## Short exercise
Retype the whole listing, please, keeping every line exact and dropping the pictures.

= = =

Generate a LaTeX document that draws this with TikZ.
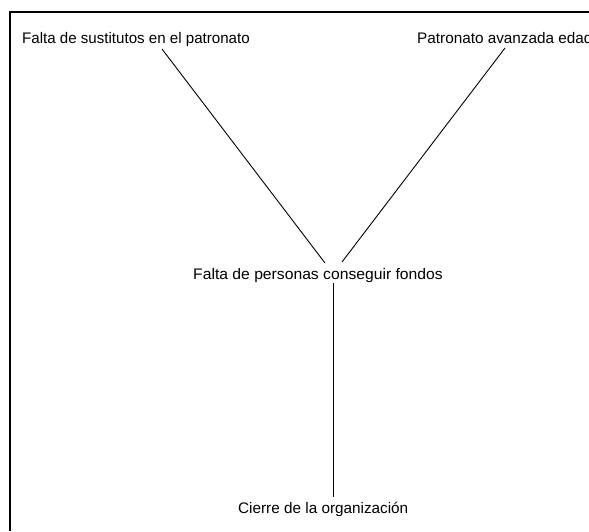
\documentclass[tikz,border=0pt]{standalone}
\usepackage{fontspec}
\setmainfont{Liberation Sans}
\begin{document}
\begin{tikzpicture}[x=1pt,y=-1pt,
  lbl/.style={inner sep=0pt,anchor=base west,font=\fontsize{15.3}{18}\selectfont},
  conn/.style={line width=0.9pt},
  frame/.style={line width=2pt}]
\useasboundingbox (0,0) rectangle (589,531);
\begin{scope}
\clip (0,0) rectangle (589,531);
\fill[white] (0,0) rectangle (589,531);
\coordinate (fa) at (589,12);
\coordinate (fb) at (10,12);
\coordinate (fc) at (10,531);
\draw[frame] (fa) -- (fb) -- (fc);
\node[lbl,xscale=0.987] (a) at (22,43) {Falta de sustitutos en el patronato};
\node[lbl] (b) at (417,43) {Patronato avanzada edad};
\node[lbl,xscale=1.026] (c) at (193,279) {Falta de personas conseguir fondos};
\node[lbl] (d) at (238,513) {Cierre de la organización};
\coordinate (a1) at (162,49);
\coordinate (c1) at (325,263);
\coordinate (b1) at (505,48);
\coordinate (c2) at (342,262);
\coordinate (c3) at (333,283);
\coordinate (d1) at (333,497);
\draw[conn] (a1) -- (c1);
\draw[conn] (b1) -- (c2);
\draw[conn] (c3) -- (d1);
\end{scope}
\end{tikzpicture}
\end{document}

= = =

## Result
Generate a LaTeX document that draws this with TikZ.
\documentclass[tikz,border=0pt]{standalone}
\usepackage{fontspec}
\setmainfont{Liberation Sans}
\begin{document}
\begin{tikzpicture}[x=1pt,y=-1pt,
  lbl/.style={inner sep=0pt,anchor=base west,font=\fontsize{15.3}{18}\selectfont},
  conn/.style={line width=0.9pt},
  frame/.style={line width=2pt}]
\useasboundingbox (0,0) rectangle (589,531);
\begin{scope}
\clip (0,0) rectangle (589,531);
\fill[white] (0,0) rectangle (589,531);
\coordinate (fa) at (589,12);
\coordinate (fb) at (10,12);
\coordinate (fc) at (10,531);
\draw[frame] (fa) -- (fb) -- (fc);
\node[lbl,xscale=0.987] (a) at (22,43) {Falta de sustitutos en el patronato};
\node[lbl] (b) at (417,43) {Patronato avanzada edad};
\node[lbl,xscale=1.026] (c) at (193,279) {Falta de personas conseguir fondos};
\node[lbl] (d) at (238,513) {Cierre de la organización};
\coordinate (a1) at (162,49);
\coordinate (c1) at (325,263);
\coordinate (b1) at (505,48);
\coordinate (c2) at (342,262);
\coordinate (c3) at (333,283);
\coordinate (d1) at (333,497);
\draw[conn] (a1) -- (c1);
\draw[conn] (b1) -- (c2);
\draw[conn] (c3) -- (d1);
\end{scope}
\end{tikzpicture}
\end{document}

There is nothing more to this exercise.